Dopexamine hydrochloride (Dopacard) has been developed as a peripherally acting dopamine receptor agonist with afterload reducing properties for use in the acute management of low cardiac output states. Dopexamine hydrochloride is one-third as potent as dopamine in stimulating DA1 receptors but 60 times as potent as a beta 2-adrenoceptor agonist. Unlike dopamine, it is a weak beta 1-adrenoceptor agonist and does not stimulate vascular alpha adrenoceptors. Its stimulant properties at vascular DA1 receptors and at vascular beta 2 adrenoceptors endow it with the ability to improve renal blood flow and to increase cardiac output secondary to afterload reduction. In addition, mild positive inotropic activity arises from stimulation of cardiac beta 2 adrenoceptors, potentiation of endogenous norepinephrine due to uptake-1 blockade, and activation of the baroreceptor reflex. Other features of Dopexamine hydrochloride that should enhance its clinical use are lack of arrhythmogenicity and rapid responsiveness to alterations in infusion rate.
Inhibition of 3H-noradrenaline accumulation by Dopexamine hydrochloride in the isolated aorta of the rabbit
Naunyn Schmiedebergs Arch Pharmacol 1989 Sep;340(3):270-3.PMID:2572974DOI:10.1007/BF00168509.

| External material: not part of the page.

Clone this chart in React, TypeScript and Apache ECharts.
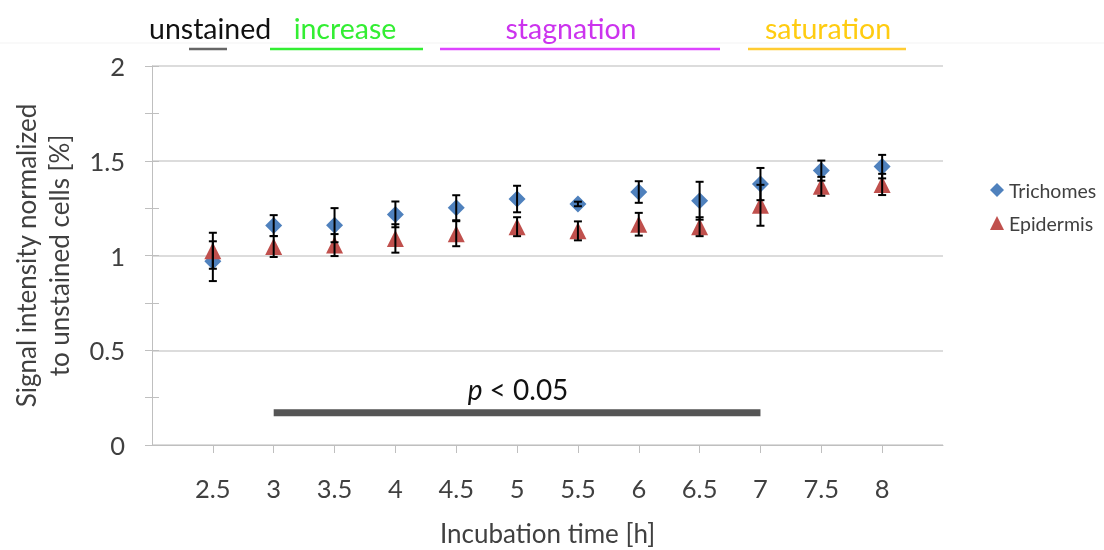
import React, { useEffect, useRef } from 'react';
import * as echarts from 'echarts';

const times = [2.5, 3, 3.5, 4, 4.5, 5, 5.5, 6, 6.5, 7, 7.5, 8];
const trichomes = [0.97, 1.158, 1.16, 1.217, 1.252, 1.298, 1.272, 1.335, 1.289, 1.377, 1.448, 1.469];
const trichomesErr = [0.105, 0.055, 0.09, 0.068, 0.066, 0.07, 0.012, 0.057, 0.1, 0.085, 0.053, 0.062];
const epidermis = [1.025, 1.047, 1.055, 1.09, 1.115, 1.152, 1.13, 1.165, 1.152, 1.265, 1.365, 1.375];
const epidermisErr = [0.095, 0.055, 0.058, 0.075, 0.066, 0.05, 0.05, 0.06, 0.05, 0.108, 0.05, 0.056];
const yTicks = [0, 0.5, 1, 1.5, 2];
const sigRange = [3, 7];
const sigLevel = 0.17;

const FONT = 'Lato';
const TEXT = '#404040';
const AXIS = '#bfbfbf';

export default function App() {
  const ref = useRef<HTMLDivElement>(null);
  useEffect(() => {
    const chart = echarts.init(ref.current!, null, { renderer: 'svg' });
    const errData = (vals: number[], errs: number[]) =>
      times.map((t, i) => [t, vals[i] - errs[i], vals[i] + errs[i]]);
    const renderErr = (_p: any, api: any) => {
      const x = api.value(0);
      const lo = api.value(1);
      const hi = api.value(2);
      const a = api.coord([x, hi]);
      const b = api.coord([x, lo]);
      const w = 4;
      const style = { stroke: '#000', lineWidth: 2 };
      return {
        type: 'group',
        children: [
          { type: 'line', shape: { x1: a[0], y1: a[1], x2: b[0], y2: b[1] }, style },
          { type: 'line', shape: { x1: a[0] - w, y1: a[1], x2: a[0] + w, y2: a[1] }, style },
          { type: 'line', shape: { x1: b[0] - w, y1: b[1], x2: b[0] + w, y2: b[1] }, style },
        ],
      };
    };
    const topLabel = (text: string, x: number, color: string, align = 'center') => ({
      type: 'text',
      x,
      y: 28,
      style: { text, fill: color, font: `28.5px ${FONT}`, textAlign: align, textVerticalAlign: 'middle' },
    });
    const topLine = (x1: number, x2: number, color: string) => ({
      type: 'line',
      shape: { x1, y1: 49, x2, y2: 49 },
      style: { stroke: color, lineWidth: 2.5 },
    });

    chart.setOption({
      animation: false,
      textStyle: { fontFamily: FONT },
      grid: { left: 152, right: 161, top: 66, bottom: 105, containLabel: false, outerBoundsMode: 'none' },
      legend: {
        orient: 'vertical',
        left: 985,
        top: 175,
        itemWidth: 14,
        itemHeight: 14,
        itemGap: 13,
        textStyle: { fontSize: 19.5, color: TEXT, fontFamily: FONT },
        data: ['Trichomes', 'Epidermis'],
      },
      xAxis: {
        type: 'value',
        min: 2,
        max: 8.5,
        interval: 0.5,
        name: 'Incubation time [h]',
        nameLocation: 'middle',
        nameGap: 75,
        nameTextStyle: { fontSize: 26, color: TEXT, fontFamily: FONT },
        axisLine: { show: true, lineStyle: { color: AXIS, width: 1 } },
        axisTick: { show: true, length: 8, lineStyle: { color: AXIS }, customValues: times },
        axisLabel: { fontSize: 25.5, color: TEXT, margin: 30, customValues: times, fontFamily: FONT },
        splitLine: { show: false },
      },
      yAxis: [
        {
          type: 'value',
          position: 'left',
          min: 0,
          max: 2,
          interval: 0.25,
          name: 'Signal intensity normalized\nto unstained cells [%]',
          nameLocation: 'middle',
          nameGap: 77,
          nameTextStyle: { fontSize: 26, color: TEXT, fontFamily: FONT, lineHeight: 33 },
          axisLine: { show: true, lineStyle: { color: AXIS, width: 1 } },
          axisTick: { show: true, length: 7, lineStyle: { color: AXIS } },
          axisLabel: {
            fontSize: 25.5,
            color: TEXT,
            margin: 27,
            fontFamily: FONT,
            formatter: (v: number) => (yTicks.includes(v) ? String(v) : ''),
          },
          splitLine: { show: false },
        },
        {
          type: 'value',
          position: 'left',
          offset: 0,
          min: 0,
          max: 2,
          interval: 0.25,
          axisLine: { show: false },
          axisTick: { show: true, inside: true, length: 7, lineStyle: { color: AXIS } },
          axisLabel: { show: false },
          splitLine: { show: false },
        },
        {
          type: 'value',
          position: 'left',
          offset: 0,
          min: 0,
          max: 2,
          interval: 0.5,
          axisLine: { show: false },
          axisTick: { show: false },
          axisLabel: { show: false },
          splitLine: { show: true, lineStyle: { color: '#d0d0d0', width: 1.5 } },
        },
      ],
      series: [
        {
          name: 'p-bar',
          type: 'line',
          data: sigRange.map((x) => [x, sigLevel]),
          symbol: 'none',
          lineStyle: { color: '#555555', width: 7, cap: 'butt' },
          silent: true,
          z: 1,
        },
        {
          name: 'Trichomes',
          type: 'scatter',
          data: times.map((t, i) => [t, trichomes[i]]),
          symbol: 'diamond',
          symbolSize: 17,
          itemStyle: { color: '#4f81bd', opacity: 1 },
          z: 3,
        },
        {
          name: 'Epidermis',
          type: 'scatter',
          data: times.map((t, i) => [t, epidermis[i]]),
          symbol: 'triangle',
          symbolSize: 17,
          itemStyle: { color: '#c0504d', opacity: 1 },
          z: 4,
        },
        {
          name: 'errT',
          type: 'custom',
          data: errData(trichomes, trichomesErr),
          renderItem: renderErr,
          z: 5,
          silent: true,
        },
        {
          name: 'errE',
          type: 'custom',
          data: errData(epidermis, epidermisErr),
          renderItem: renderErr,
          z: 5,
          silent: true,
        },
      ],
      graphic: [
        { type: 'line', shape: { x1: 0, y1: 43, x2: 1104, y2: 43 }, style: { stroke: '#f3f3f3', lineWidth: 1 } },
        topLabel('unstained', 149, '#111111', 'left'),
        topLine(189, 227, '#666666'),
        topLabel('increase', 345, '#33ee33'),
        topLine(270, 423, '#33ee33'),
        topLabel('stagnation', 571, '#cc33ee'),
        topLine(440, 720, '#dd44ff'),
        topLabel('saturation', 828, '#ffcc11'),
        topLine(748, 906, '#ffcc33'),
        {
          type: 'text',
          x: 518,
          y: 389,
          style: {
            text: '{i|p} < 0.05',
            font: `28px ${FONT}`,
            fill: '#111111',
            textAlign: 'center',
            textVerticalAlign: 'middle',
            rich: { i: { fontStyle: 'italic', fontSize: 28, fontFamily: FONT, fill: '#111111' } },
          },
        },
      ],
    });
    return () => chart.dispose();
  }, []);
  return <div ref={ref} style={{ position: 'fixed', left: 0, top: 0, width: 1104, height: 550 }} />;
}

The aim of the present work was to study the ability of Dopexamine hydrochloride to interfere with the neuronal and extraneuronal uptake mechanisms by investigating the effect of Dopexamine hydrochloride on 3H-noradrenaline accumulation by rabbit isolated aorta. Dopexamine hydrochloride (3 x 10(-9) - 10(-5) mol/l) reduced the accumulation of tritium by aorta incubated with 3H-noradrenaline (10(-8) mol/l). The effect of dopexamine was compared to cocaine, dopamine, dobutamine, ADTN [(+/-)-2-amino-6,7-dihydroxy-1,2,3,4-tetrahydronaphthalene], ouabain and isoprenaline. Dopexamine hydrochloride (3 x 10(-9)-10(-7) mol/l) caused the same degree of inhibition irrespective of whether corticosterone (4 x 10(-5) mol/l) was present or not. The order of inhibitory potency was: desipramine greater than Dopexamine hydrochloride greater than dopamine greater than ADTN greater than or equal to cocaine greater than dobutamine greater than ouabain greater than isoprenaline. In the presence of desipramine (10(-6) mol/l), corticosterone (10(-6)-10(-4) mol/l), but not Dopexamine hydrochloride (10(-6) - 10(-4) mol/l), reduced the 3H-accumulation. It is concluded that Dopexamine hydrochloride is a potent inhibitor of uptake-1 in rabbit isolated aorta. Dopexamine hydrochloride has no affinity for the uptake-2 mechanism in this tissue.